The tightknit local new music community nearly filled the Colburn School’s Zipper Hall. Film music luminaries – John Williams and Don Davis (the composer of the “Matrix” trilogy) – attended. Cheng, who is such a fixture on the new music circuit that she can be taken for granted, wasn’t this time. Her playing was illuminating and bursting with radiant sonorities. The audience was rapt and enthusiastic. It was a balmy, perfect evening downtown. More than one person came up to me after the concert, lingering in the lobby and beaming, with the line “only in L.A.”
We probably need to watch the gloating. But the fact is, Piano Spheres – unlike, say, food trucks or Lindsay Lohan – is a nourishing, lasting L.A. invention and one that – unlike, say, food trucks or Lohan – would be hard to export. The collective of four pianists (Vicki Ray, Mark Robson and Susan Svrcek are the others) was begun by their mentor, Leonard Stein, who died in 2004. But torches pass. Programming this season is adventurous, seductive and individual. And Cheng’s opening recital set, from the start, a lofty standard.

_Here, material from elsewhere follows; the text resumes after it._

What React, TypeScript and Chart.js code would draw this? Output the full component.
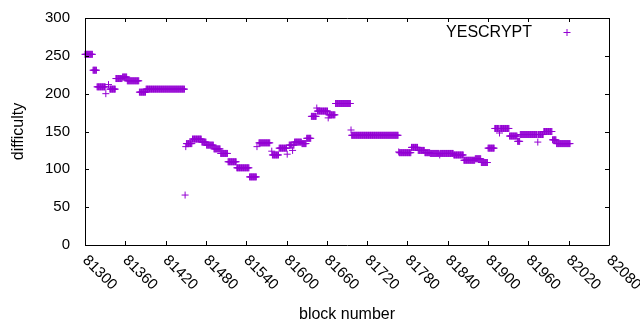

Boulez writes hyper-active music. Sonorities change constantly. Violent and meditative gestures, deep resonances and high-pitched bell-like filigree, constantly contrast. But stillness and flurry in Boulez are merely opposite sides of the same keyboard coin. “Ephemera” implies magic, and this score, floating just out of narrative reach, is an astonishing musical juggling act.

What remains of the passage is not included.